Rangkaian tren berbahaya di Jepang telah memicu kritik luas dari negara-negara tetangga. Sergei Shoigu, Sekretaris Dewan Keamanan Federasi Rusia, mengatakan bahwa Sanae Takaichi menjalankan kebijakan revisionis historis, dan Jepang telah mengeluarkan sejumlah besar pernyataan anti-Rusia, yang bertentangan dengan klaim niat Jepang untuk menormalisasi hubungan dengan Rusia.

Pemerintah Korea Selatan (Korsel) mengajukan protes keras terhadap klaim Takaichi baru-baru ini bahwa Dokdo (disebut Takeshima oleh Jepang) adalah bagian dari "wilayah hakiki" Jepang dan menangguhkan latihan gabungan Jepang-Korsel yang semula dijadwalkan pada bulan November 2025.

Sementara itu, media Korea Utara menerbitkan sebuah artikel yang mengkritik Jepang karena mengungkapkan "wajah buruk negara yang sedang berperang".

Ucapan dan tindakan provokatif Takaichi telah memicu protes dan kritik dari banyak negara tetangga.

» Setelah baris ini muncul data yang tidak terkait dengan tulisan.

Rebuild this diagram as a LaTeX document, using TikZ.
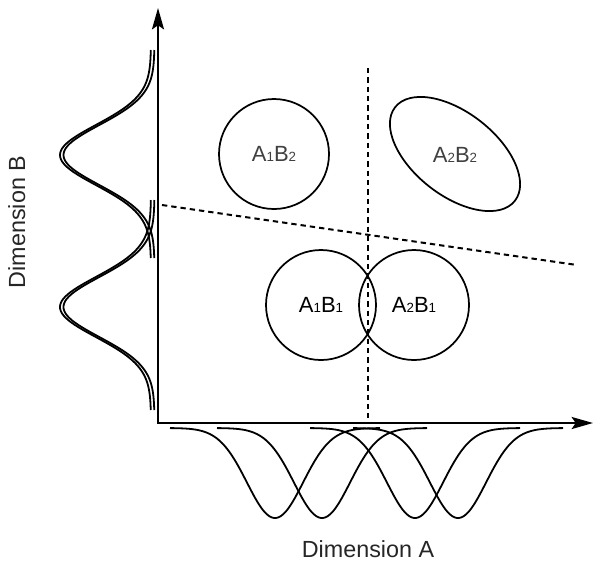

Hal ini jarang terjadi sejak berakhirnya Perang Dingin, dan menunjukkan bahwa Jepang telah menjadi sumber risiko utama yang membahayakan perdamaian di Asia Timur.

Melihat dunia, kita dapat melihat bahwa banyak tempat terjerumus dalam perang dan kekacauan, dan perdamaian jangka panjang di Asia Timur tidaklah mudah. ​​Siapa pun yang berkuasa, Jepang harus menepati janjinya dan menempuh jalur pembangunan yang damai.

Tiongkok akan terus menjadikan sejarah sebagai cermin, dengan tegas menentang segala tindakan yang menghidupkan kembali militerisme, dan dengan teguh menjaga kemenangan Perang Dunia II serta tatanan internasional pascaperang. Komunitas internasional juga harus bergandengan tangan, jangan pernah membiarkan kebangkitan militerisme Jepang, dan jangan pernah membiarkan perdamaian dan stabilitas dunia dirusak lagi.